Whilst searching for a lost Spiegel article, the narrator in Philipp Schönthaler's new novel unexpectedly receives an invitation to a conference at the Forstell Institute in Nevada. There, in a nuclear bomb-proof archive, not only the specialist publications of natural and engineering scientists such as Wernher von Braun, Robert Oppenheimer and Norbert Wiener are stored. Their poetry, overshadowed by technical masterpieces, is also safely stored there, as if they harboured subliminal alliances between technology and literature, mathematics and fantasy, as if it took novels to land on the moon. In this web of historical events and individual biographies, technical innovations and literary writing projects, the protagonist gradually penetrates further and further to where fiction turns into reality and reality into ever new fictions and all of this becomes legible on the pages of the sky.
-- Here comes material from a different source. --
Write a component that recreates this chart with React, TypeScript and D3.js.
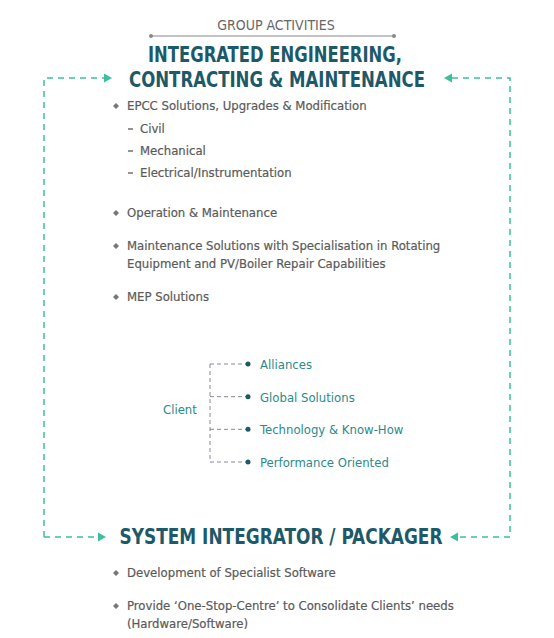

What prompted rocket engineer Wernher von Braun to become a science fiction author? Why did Buzz Aldrin write a novel about extraterrestrials after his return as the second man on the moon? And what is the story behind the poems of nuclear physicist Robert Oppenheimer?
Novel
Sample translation
English sample available
Philipp Schönthaler, born in Stuttgart in 1976, was awarded the Clemens Brentano Prize in 2012 for his narrative debut Nach oben ist das Leben offen. Matthes & Seitz Berlin has published eight of his books; the essay Portrait of the Manager as a Young Author (2016) was translated into English and Turkish. With Pages of the Sky, Schönthaler deepens his theoretical exploration of technology and literature with The Automation of Writing and Literature Counterprograms (2022) and How Rational Machines Became Romantic (2024). He lives in Berlin.